On 9 November 2012, he was jailed for seven years for serious drug offences.

==Playing career==
Born in Liverpool, Branch started his career with the Everton academy, before making his senior debut on 22 February 1996 as a substitute at Manchester United. He featured regularly in the first team during the 1996–97 season, scoring his only goals for the club.

He was unable to live up to early promise and was loaned to Manchester City, where he reunited with his former Everton manager Joe Royle. He made his Manchester City debut on 31 October 1998 in a 2–1 win against Colchester United. He started a further three games, but returned to Everton having failed to score a single goal.

After failing to break back into contention at Goodison Park, he was loaned to First Division Wolverhampton Wanderers in late 1999. He scored four times during his loan spell here, and the deal was made permanent for £500,000. He played regularly over the remainder of the 1999–2000 season and the following campaign, but added just six further goals. During the 1999/2000 season Branch scored a controversial goal during Wolves home fixture with Nottingham Forest, after he picked up what he thought was a loose ball played by the Forest keeper Dave Beasant who intended to put the ball out of play so Lee Naylor could receive treatment, in which he scored. But Beasant and other Forest players confronted him for what he had done and fellow players and officials had to split apart the two parties. He was then forced to be substituted shortly after for his own safety.

Following the arrival of Dave Jones as Wolves manager, Branch fell out of favour and had loan spells while transfer-listed with Reading and then Hull City over the next two years. He finally left Molineux to join Bradford City in July 2003 after not being offered a new contract.

His stay with Bradford City lasted just a solitary season before he joined newly promoted Chester City. He endured a turbulent spell with the League Two club, where he was taken off the transfer list in July 2006 after appearing to patch up his differences with manager Mark Wright. After failing to regain his place in the team, he left the club in October 2006.

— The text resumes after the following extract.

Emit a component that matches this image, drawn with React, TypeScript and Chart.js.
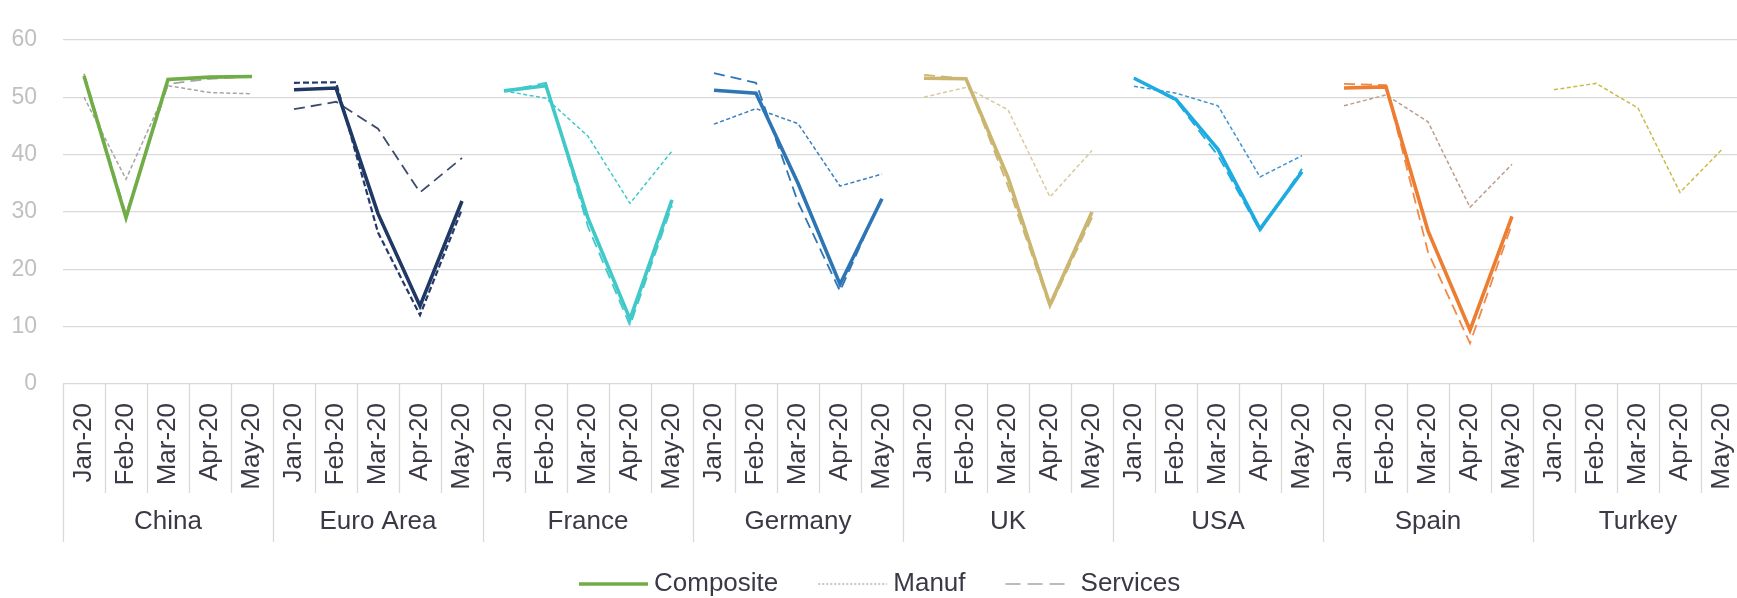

In 2010, Branch was set to start playing for Burscough F.C. in the Northern Premier League

==Personal life==
On 10 July 2012, Branch was arrested by officers of the Serious Organised Crime Agency. At a later trial at Chester Crown Court, Branch admitted charges of possession with intent to supply class A and class B drugs. One charge related to the handover of just under 3 kg of amphetamine to another man in a Liverpool car park in March 2012; a second charge related to the seizure of 1 kg of cocaine from his home address in Otterspool, Liverpool in July 2012. On 8 November 2012, Branch was jailed for seven years. His appeal against sentence was dismissed, on 14 February 2013, by three judges at the Court of Appeal. He was eventually released after three years, and in September 2016 was training to become an accountant.